IBM will spend $5 billion to help find and fix vulnerabilities in open-source software packages used throughout the business world, the company announced on Thursday.
Through Project Lightwell, IBM will create “a trusted enterprise clearinghouse combined with a global force of engineers to identify and fix vulnerabilities at scale,” using AI to validate and test the patches before deployment, the company said. Businesses will be able to subscribe to the patching program for automated deployment of fixes that integrates with their existing life cycle management processes.
“Open source is the backbone of today’s digital economy and the foundation of modern AI, and we are at an inflection point in how it is built, secured, and scaled,” IBM CEO Arvind Krishna said in a statement. “This is about strengthening trust in the systems that power business, government, and society.”
IBM has already been testing the program with major financial institutions including Bank of America, Goldman Sachs, JPMorgan Chase, Mastercard and Visa. The software giant said the lessons it learned from the test phase will inform “how vulnerabilities are identified, validated, and remediated at scale across complex software supply chains.”

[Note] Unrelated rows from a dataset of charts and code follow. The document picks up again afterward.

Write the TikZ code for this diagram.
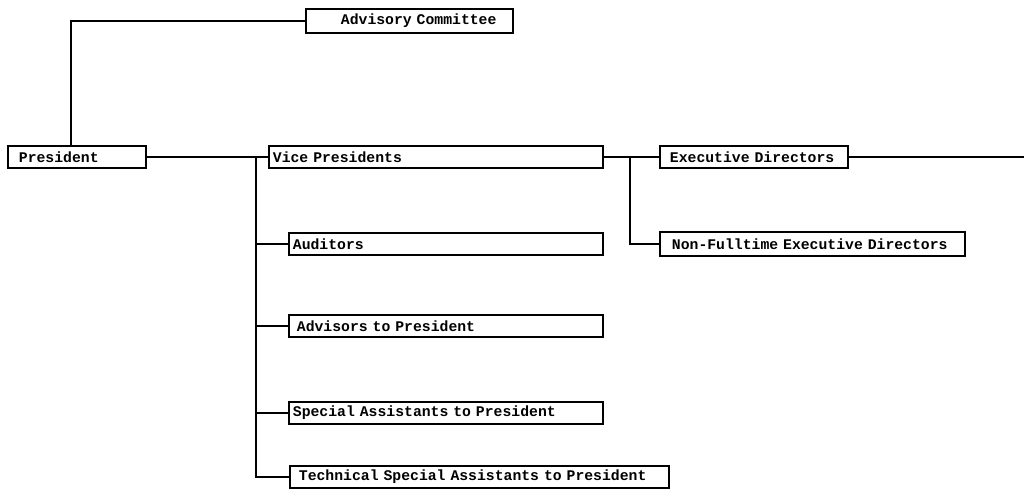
\documentclass[tikz,border=0pt]{standalone}
\usepackage{fontspec}
\setmonofont{Liberation Mono}
\usetikzlibrary{positioning}

\newcommand{\orgfont}{\ttfamily\bfseries\fontsize{10.5}{12}\selectfont}

\begin{document}
\begin{tikzpicture}[
    x=0.025cm, y=-0.025cm,
    orgbox/.style={draw, line width=1.3pt, anchor=west, inner xsep=0.1cm, inner ysep=0pt,
        minimum height=0.55cm, text width=#1, align=left, font=\orgfont},
    link/.style={line width=1.3pt}
]
\useasboundingbox (0,0) rectangle (1024,495);

% boxes
\node[orgbox=4.975cm, minimum height=0.6cm] (adv) at (305,21) {\hspace*{0.775cm}Advisory Committee};
\node[orgbox=3.25cm] (pres) at (7,157) {\hspace*{0.175cm}President};
\node[orgbox=8.15cm] (vp) at (268,157) {Vice Presidents};
\node[orgbox=7.65cm] (aud) at (288,244) {Auditors};
\node[orgbox=7.65cm] (advp) at (288,326) {\hspace*{0.1cm}Advisors to President};
\node[orgbox=7.65cm] (spa) at (288,413) {Special Assistants to President};
\node[orgbox=9.275cm] (tspa) at (289,477) {\hspace*{0.125cm}Technical Special Assistants to President};
\node[orgbox=4.5cm] (ed) at (659,157) {\hspace*{0.15cm}Executive Directors};
\node[orgbox=7.425cm, minimum height=0.6cm] (nfed) at (659,244) {\hspace*{0.2cm}Non-Fulltime Executive Directors};

% junctions
\coordinate (j1) at (256,157);
\coordinate (j2) at (630,157);
\coordinate (edge) at (1024,157);

% connectors
\draw[link] ([xshift=-0.15cm]pres.north) |- (adv.west);
\draw[link] (pres.east) -- (vp.west);
\draw[link] (j1) |- (aud.west);
\draw[link] (j1) |- (advp.west);
\draw[link] (j1) |- (spa.west);
\draw[link] (j1) |- (tspa.west);
\draw[link] (vp.east) -- (ed.west);
\draw[link] (j2) |- (nfed.west);
\draw[link] (ed.east) -- (edge);
\end{tikzpicture}
\end{document}
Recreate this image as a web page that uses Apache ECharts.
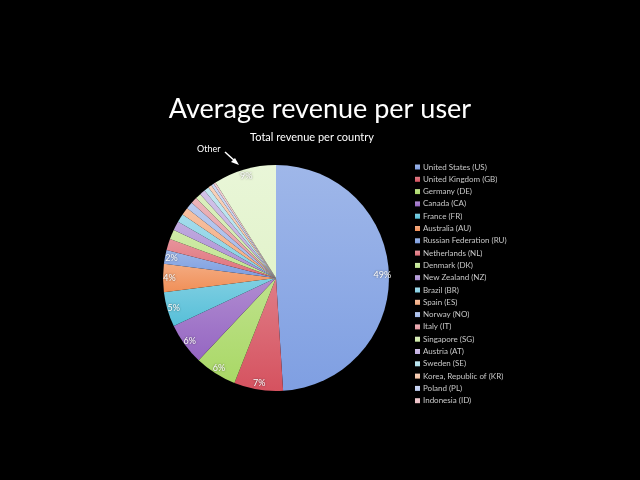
<!DOCTYPE html>
<html>
<head>
<meta charset="utf-8">
<script src="https://cdn.jsdelivr.net/npm/echarts@6/dist/echarts.min.js"></script>
<style>
  html, body { margin: 0; padding: 0; background: #000; }
  #chart { width: 640px; height: 480px; }
</style>
</head>
<body>
<div id="chart"></div>
<script>
// data (percent of total revenue)
var countries = ['United States (US)', 'United Kingdom (GB)', 'Germany (DE)', 'Canada (CA)',
    'France (FR)', 'Australia (AU)', 'Russian Federation (RU)', 'Netherlands (NL)',
    'Denmark (DK)', 'New Zealand (NZ)', 'Brazil (BR)', 'Spain (ES)', 'Norway (NO)',
    'Italy (IT)', 'Singapore (SG)', 'Austria (AT)', 'Sweden (SE)',
    'Korea, Republic of (KR)', 'Poland (PL)', 'Indonesia (ID)'];
var shares = [49, 7, 6, 6, 5, 4, 2, 1.6, 1.4, 1.3, 1.2, 1.1, 1.0, 0.9, 0.8, 0.8, 0.7, 0.5, 0.4, 0.3];
var otherName = 'Other';
var otherShare = 9;

// slice colours, excel-like palette getting lighter each round
var sliceColors = ['#7f9fe2', '#d5525f', '#a9d866', '#9566c2', '#56bfd8', '#f08f57',
    '#7b9de0', '#df6f79', '#bfe48c', '#ab8ed4', '#84d0e4', '#f4ab80',
    '#a2b8ea', '#e69aa2', '#cfeaa8', '#c1ace0', '#aedfec', '#f5c3a4',
    '#bccbf0', '#ecbdc4', '#e2f3cb'];

function lighten(hex, k) {
    var n = parseInt(hex.slice(1), 16);
    var r = (n >> 16) & 255, g = (n >> 8) & 255, b = n & 255;
    r = Math.round(r + (255 - r) * k);
    g = Math.round(g + (255 - g) * k);
    b = Math.round(b + (255 - b) * k);
    return 'rgb(' + r + ',' + g + ',' + b + ')';
}

var pieData = [];
var labelData = [];
var names = countries.concat([otherName]);
var values = shares.concat([otherShare]);
for (var i = 0; i < names.length; i++) {
    var c = sliceColors[i];
    pieData.push({
        name: names[i],
        value: values[i],
        itemStyle: {
            color: new echarts.graphic.LinearGradient(0, 0, 0, 1, [
                { offset: 0, color: lighten(c, 0.25) },
                { offset: 1, color: c }
            ])
        }
    });
    labelData.push({ name: names[i], value: values[i] });
}

var chart = echarts.init(document.getElementById('chart'));
chart.setOption({
    backgroundColor: '#000',
    animation: false,
    title: [
        {
            text: 'Average revenue per user',
            left: 'center', top: 91,
            textStyle: { color: '#fff', fontSize: 27, fontWeight: 'normal', fontFamily: 'Lato' }
        },
        {
            text: 'Total revenue per country',
            left: 307, top: 127, textAlign: 'center',
            textStyle: { color: '#fff', fontSize: 11, fontWeight: 'normal', fontFamily: 'Lato' }
        }
    ],
    legend: {
        data: countries,
        orient: 'vertical',
        left: 410, top: 158,
        itemWidth: 5, itemHeight: 5, itemGap: 4.3,
        icon: 'rect',
        textStyle: { color: '#c8c8c8', fontSize: 8, lineHeight: 8, fontFamily: 'Lato', padding: [0, 0, 0, -2] }
    },
    series: [
        {
            name: 'revenue',
            type: 'pie',
            center: [276, 278],
            radius: [0, 113],
            startAngle: 90,
            clockwise: true,
            label: { show: false },
            labelLine: { show: false },
            emphasis: { disabled: true },
            data: pieData
        },
        {
            // transparent ring only for the percent labels near the rim
            name: 'labels',
            type: 'pie',
            center: [276, 278],
            radius: [94, 113],
            startAngle: 90,
            clockwise: true,
            silent: true,
            itemStyle: { color: 'rgba(0,0,0,0)' },
            label: {
                show: true,
                position: 'inside',
                color: '#fff',
                fontSize: 9,
                fontFamily: 'Lato',
                textShadowColor: 'rgba(0,0,0,0.6)',
                textShadowBlur: 2,
                formatter: function (p) {
                    return p.value >= 2 ? Math.round(p.value) + '%' : '';
                }
            },
            labelLine: { show: false },
            emphasis: { disabled: true },
            data: labelData
        }
    ],
    graphic: [
        {
            type: 'text', left: 197, top: 145,
            style: { text: 'Other', fill: '#fff', fontSize: 9, fontFamily: 'Lato' }
        },
        {
            type: 'line',
            shape: { x1: 225, y1: 152, x2: 236, y2: 162 },
            style: { stroke: '#fff', lineWidth: 1.5 }
        },
        {
            type: 'polygon',
            shape: { points: [[239, 165], [231, 162], [235, 158]] },
            style: { fill: '#fff' }
        }
    ]
});
</script>
</body>
</html>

Project Lightwell’s clearinghouse will provide a secure environment for businesses to discuss security issues with open-source code, increasing the speed with which open-source maintainers learn about problems while preventing threat actors from exploiting them.
Hackers have increasingly targeted open-source software as its importance to the global technology stack has become more apparent. That exploitation activity has highlighted the weaknesses of the open-source ecosystem, in which mostly volunteer developers struggle to keep up with vulnerability reports — a problem that AI-powered vulnerability discovery has dramatically exacerbated.
The new project from IBM, one of the world’s largest users of open-source code, comes four years after technology giants agreed on a multi-year plan to increase their investments in open-source security. Three months ago, the leading AI companies announced $12.5 million in funding to help offset the challenges that their products have created for open-source maintainers.